Quote:
Originally Posted by Crook
Last question: does anybody know if new progresses were made in defining the necessary conditions for a function to be defined with a Fourier series?

Not sure I understand you correctly  the classic Fourier series is an example of approximation in a Hilbert space (L^2), and as such, any function defined in L^2 (i.e. with finite L^2 norm on the interval of definition) can be approximated to any desired degree of accuracy via Fourier series, though the convergence properties of the series depend on the smoothness of the function  specifically, for a function that is C^k (continuous derivatives up to kth order) the coefficients (typically written as a_n and b_n, where one set is the coefficients of the cosine terms and the other set is the coefficients of the sine terms) of the series approximation decay proportionally to 1/n^(k+2). Also note (and this is very important and frequently misunderstood) that when we say the FS approximation "converges to the function" we mean CONVERGENCE IN THE SENSE OF THE L^2 NORM, i.e. as n>oo, the norm of the difference between the function and the FS approximation vanishes.

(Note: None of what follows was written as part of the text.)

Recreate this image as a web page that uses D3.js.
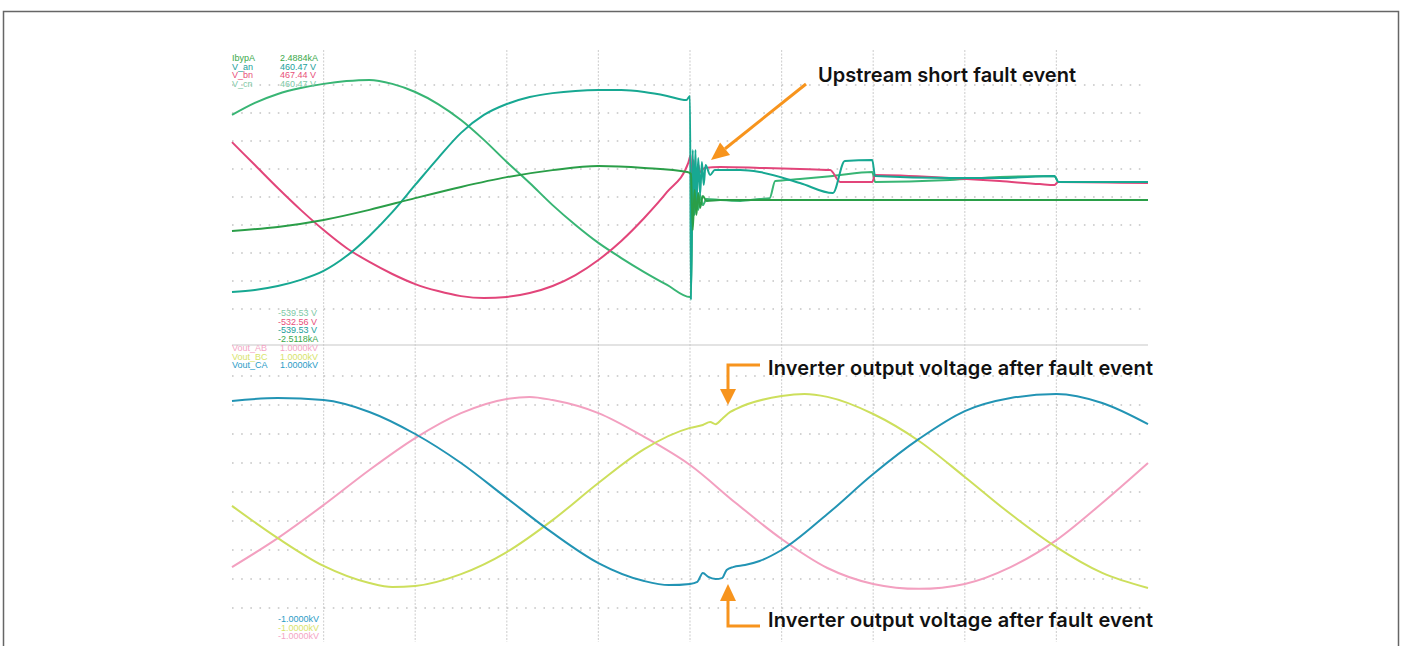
<!DOCTYPE html>
<html>
<head>
<meta charset="utf-8">
<script src="https://cdn.jsdelivr.net/npm/d3@7"></script>
<style>
  html, body { margin: 0; padding: 0; background: #fff; }
  svg { display: block; }
</style>
</head>
<body>
<svg id="chart" width="1405" height="646"></svg>
<script>
// ---------- DATA (time in divisions, amplitude in divisions) ----------
const topLegendLabels = ["IbypA", "V_an", "V_bn", "V_cn"];
const topMaxLabels = ["2.4884kA", "460.47 V", "467.44 V", "460.47 V"];
const topMinLabels = ["-539.53 V", "-532.56 V", "-539.53 V", "-2.5118kA"];
const botLegendLabels = ["Vout_AB", "Vout_BC", "Vout_CA"];
const botMaxLabels = ["1.0000kV", "1.0000kV", "1.0000kV"];
const botMinLabels = ["-1.0000kV", "-1.0000kV", "-1.0000kV"];

const ibypA = [[0,-1.21],[0.5,-1.07],[1,-0.82],[1.5,-0.46],[2,-0.04],[2.5,0.36],[3,0.71],[3.5,0.96],[4,1.11],[4.5,1.04],[4.97,0.89],
  [5.01,0.82],[5.03,-1.18],[5.05,0.25],[5.07,-0.64],[5.09,0.14],[5.11,-0.39],[5.14,0.04],[5.18,-0.14],[5.33,-0.11],[6.2,-0.11],[7.3,-0.11],[8.4,-0.11],[10,-0.11]];
const vAn = [[0,-3.39],[0.25,-3.32],[0.5,-3.18],[0.75,-2.96],[1,-2.64],[1.25,-2.11],[1.5,-1.39],[1.75,-0.54],[2,0.43],[2.25,1.39],[2.5,2.29],[2.75,2.93],[3,3.32],[3.25,3.57],[3.5,3.71],[3.75,3.79],[4,3.82],[4.25,3.82],[4.5,3.75],[4.75,3.61],[4.96,3.46],[5.0,3.61],
  [5.01,-3.68],[5.03,1.68],[5.04,-0.64],[5.06,1.68],[5.07,-0.29],[5.09,1.39],[5.11,0.07],[5.13,1.25],[5.15,0.43],[5.17,1.14],[5.22,0.79],[5.27,0.96],[5.55,0.96],[5.76,0.89],[6.2,0.5],[6.56,0.14],[6.69,1.29],[6.99,1.32],[7.02,0.75],[7.84,0.68],[8.38,0.68],[8.98,0.75],[9.02,0.54],[10,0.54]];
const vBn = [[0,1.96],[0.25,1.14],[0.5,0.32],[0.75,-0.46],[1,-1.18],[1.25,-1.82],[1.5,-2.32],[1.75,-2.75],[2,-3.11],[2.25,-3.36],[2.5,-3.54],[2.75,-3.61],[3,-3.57],[3.25,-3.43],[3.5,-3.18],[3.75,-2.79],[4,-2.25],[4.25,-1.57],[4.5,-0.75],[4.75,0.18],[4.98,1.21],
  [5.01,1.5],[5.02,-0.64],[5.04,1.32],[5.06,0.07],[5.09,1.14],[5.11,0.89],[5.16,1.04],[5.33,1.07],[5.76,1.04],[6.2,1.0],[6.53,0.96],[6.64,0.54],[6.99,0.54],[7.02,0.79],[7.84,0.68],[8.38,0.57],[8.82,0.46],[8.98,0.43],[9.02,0.54],[10,0.5]];
const vCn = [[0,2.93],[0.25,3.36],[0.5,3.68],[0.75,3.89],[1,4.04],[1.25,4.14],[1.5,4.18],[1.75,4.04],[2,3.75],[2.25,3.32],[2.5,2.75],[2.75,2.04],[3,1.25],[3.25,0.5],[3.5,-0.29],[3.75,-1.0],[4,-1.64],[4.25,-2.18],[4.5,-2.68],[4.75,-3.14],[5,-3.57],
  [5.01,-3.57],[5.03,0.07],[5.05,-0.64],[5.07,0.18],[5.09,-0.46],[5.11,0.07],[5.14,-0.29],[5.18,-0.07],[5.33,-0.11],[5.55,-0.14],[5.76,-0.07],[5.87,-0.04],[5.93,0.57],[6.2,0.64],[6.56,0.75],[6.99,0.89],[7.02,0.54],[7.84,0.61],[8.38,0.71],[8.98,0.75],[9.02,0.54],[10,0.54]];

const voutAB = [[0,-2.59],[0.5,-1.59],[1,-0.45],[1.5,0.76],[2,1.86],[2.5,2.72],[3,3.21],[3.25,3.28],[3.5,3.17],[4,2.72],[4.5,1.90],[5,0.93],[5.5,-0.38],[6,-1.62],[6.5,-2.62],[7,-3.17],[7.5,-3.34],[8,-3.17],[8.5,-2.59],[9,-1.66],[9.5,-0.38],[10,1.0]];
const voutBC = [[0,-0.48],[0.5,-1.59],[1,-2.55],[1.5,-3.14],[1.75,-3.28],[2,-3.24],[2.5,-2.83],[3,-2.07],[3.5,-0.97],[4,0.31],[4.5,1.48],[5,2.21],[5.14,2.31],[5.22,2.41],[5.28,2.34],[5.35,2.52],[5.44,2.76],[5.5,2.86],[6,3.31],[6.25,3.38],[6.5,3.28],[7,2.69],[7.5,1.76],[8,0.52],[8.5,-0.76],[9,-1.90],[9.5,-2.79],[10,-3.31]];
const voutCA = [[0,3.14],[0.5,3.24],[1,3.17],[1.5,2.76],[2,2.0],[2.5,1.0],[3,-0.21],[3.5,-1.41],[4,-2.45],[4.5,-3.07],[4.77,-3.21],[5,-3.17],[5.08,-3.10],[5.14,-2.79],[5.2,-2.93],[5.28,-3.0],[5.35,-2.97],[5.4,-2.69],[5.47,-2.59],[5.6,-2.52],[5.76,-2.38],[6,-2.0],[6.5,-0.76],[7,0.62],[7.5,1.83],[8,2.79],[8.5,3.24],[9,3.38],[9.5,3.07],[10,2.34]];

const annotations = ["Upstream short fault event", "Inverter output voltage after fault event", "Inverter output voltage after fault event"];

// ---------- LAYOUT ----------
const svg = d3.select("#chart");
const X0 = 232, X1 = 1148;
const x = d3.scaleLinear().domain([0, 10]).range([X0, X1]);
const yTop = d3.scaleLinear().domain([-5, 5]).range([337, 57]);
const yBot = d3.scaleLinear().domain([-5, 5]).range([637, 347]);

// frame
svg.append("rect").attr("x", 3.5).attr("y", 11.5).attr("width", 1395).attr("height", 700)
  .attr("fill", "none").attr("stroke", "#666").attr("stroke-width", 1.5);

// grid
const g = svg.append("g");
d3.range(1, 10).forEach(i => {
  g.append("line").attr("x1", x(i)).attr("x2", x(i)).attr("y1", 50).attr("y2", 642)
    .attr("stroke", "#d4d4d4").attr("stroke-width", 1.2).attr("stroke-dasharray", "2,1.5");
});
[yTop, yBot].forEach(ys => {
  d3.range(-4, 5).forEach(k => {
    g.append("line").attr("x1", X0).attr("x2", X1).attr("y1", ys(k)).attr("y2", ys(k))
      .attr("stroke", "#c4c4c4").attr("stroke-width", 1.6).attr("stroke-dasharray", "1.6,7.56");
  });
});
// panel separator
g.append("line").attr("x1", X0).attr("x2", X1).attr("y1", 345).attr("y2", 345)
  .attr("stroke", "#c8c8c8").attr("stroke-width", 1.2);

// traces
const lineTop = d3.line().x(d => x(d[0])).y(d => yTop(d[1])).curve(d3.curveMonotoneX);
const lineBot = d3.line().x(d => x(d[0])).y(d => yBot(d[1])).curve(d3.curveMonotoneX);
const traces = svg.append("g").attr("fill", "none").attr("stroke-linejoin", "round");
[[voutAB, "#f3a0c0"], [voutBC, "#cddf5c"], [voutCA, "#2294b4"]].forEach(([d, c]) => {
  traces.append("path").datum(d).attr("d", lineBot).attr("stroke", c).attr("stroke-width", 2);
});
[[vCn, "#38b574"], [vBn, "#e2457a"], [vAn, "#17a892"], [ibypA, "#2a9e48"]].forEach(([d, c]) => {
  traces.append("path").datum(d).attr("d", lineTop).attr("stroke", c).attr("stroke-width", 2);
});

// small scope labels
const lab = svg.append("g").attr("font-family", "Liberation Sans, Arial, sans-serif").attr("font-size", 9);
const topCols = ["#3aa84a", "#1a9e9a", "#e84f7a", "#7ec9a6"];
topLegendLabels.forEach((t, i) => {
  lab.append("text").attr("x", 232).attr("y", 61 + i * 8.5).attr("fill", topCols[i]).text(t);
  lab.append("text").attr("x", 280).attr("y", 61 + i * 8.5).attr("fill", topCols[i]).text(topMaxLabels[i]);
});
const topMinCols = ["#7ec9a6", "#e84f7a", "#1a9e9a", "#3aa84a"];
topMinLabels.forEach((t, i) => {
  lab.append("text").attr("x", 278).attr("y", 316 + i * 8.5).attr("fill", topMinCols[i]).text(t);
});
const botCols = ["#f4a5c5", "#d7e36a", "#2a9cc6"];
botLegendLabels.forEach((t, i) => {
  lab.append("text").attr("x", 232).attr("y", 351 + i * 8.5).attr("fill", botCols[i]).text(t);
  lab.append("text").attr("x", 280).attr("y", 351 + i * 8.5).attr("fill", botCols[i]).text(botMaxLabels[i]);
});
const botMinCols = ["#2a9cc6", "#d7e36a", "#f4a5c5"];
botMinLabels.forEach((t, i) => {
  lab.append("text").attr("x", 278).attr("y", 622 + i * 8.5).attr("fill", botMinCols[i]).text(t);
});

// annotations
const orange = "#f7941d";
const ann = svg.append("g").attr("font-family", "Inter, Lato, sans-serif").attr("font-weight", 600)
  .attr("font-size", 20).attr("fill", "#111");
ann.append("text").attr("x", 818).attr("y", 82).attr("textLength", 258).text(annotations[0]);
ann.append("text").attr("x", 768).attr("y", 375).attr("textLength", 385).text(annotations[1]);
ann.append("text").attr("x", 768).attr("y", 627).attr("textLength", 385).text(annotations[2]);

const arr = svg.append("g");
// diagonal arrow
(function () {
  const sx = 806, sy = 84, tx = 711, ty = 160;
  const ang = Math.atan2(ty - sy, tx - sx);
  const L = 18, W = 8;
  const bx = tx - L * Math.cos(ang), by = ty - L * Math.sin(ang);
  arr.append("line").attr("x1", sx).attr("y1", sy).attr("x2", bx).attr("y2", by)
    .attr("stroke", orange).attr("stroke-width", 3);
  const px = -Math.sin(ang) * W, py = Math.cos(ang) * W;
  arr.append("polygon").attr("points", `${tx},${ty} ${bx + px},${by + py} ${bx - px},${by - py}`).attr("fill", orange);
})();
// elbow arrow down
arr.append("path").attr("d", "M760,365 H728 V390").attr("fill", "none").attr("stroke", orange).attr("stroke-width", 3);
arr.append("polygon").attr("points", "720,389 736,389 728,405").attr("fill", orange);
// elbow arrow up
arr.append("path").attr("d", "M760,626 H728 V600").attr("fill", "none").attr("stroke", orange).attr("stroke-width", 3);
arr.append("polygon").attr("points", "720,601 736,601 728,584").attr("fill", orange);
</script>
</body>
</html>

That need not not imply pointwise convergence: a classic example is the FS approximation to a step function (which is discontinuous, i.e. only C^0 smooth), where the FS exhibits oscillations around the discontinuity ("Gibbs' phenomenon") whose amplitude does not go to zero as the number of terms in the FS approximation goes to infinity  rather the width of the wiggles gets increasingly smaller, such that their L^2 integral vanishes as n>oo.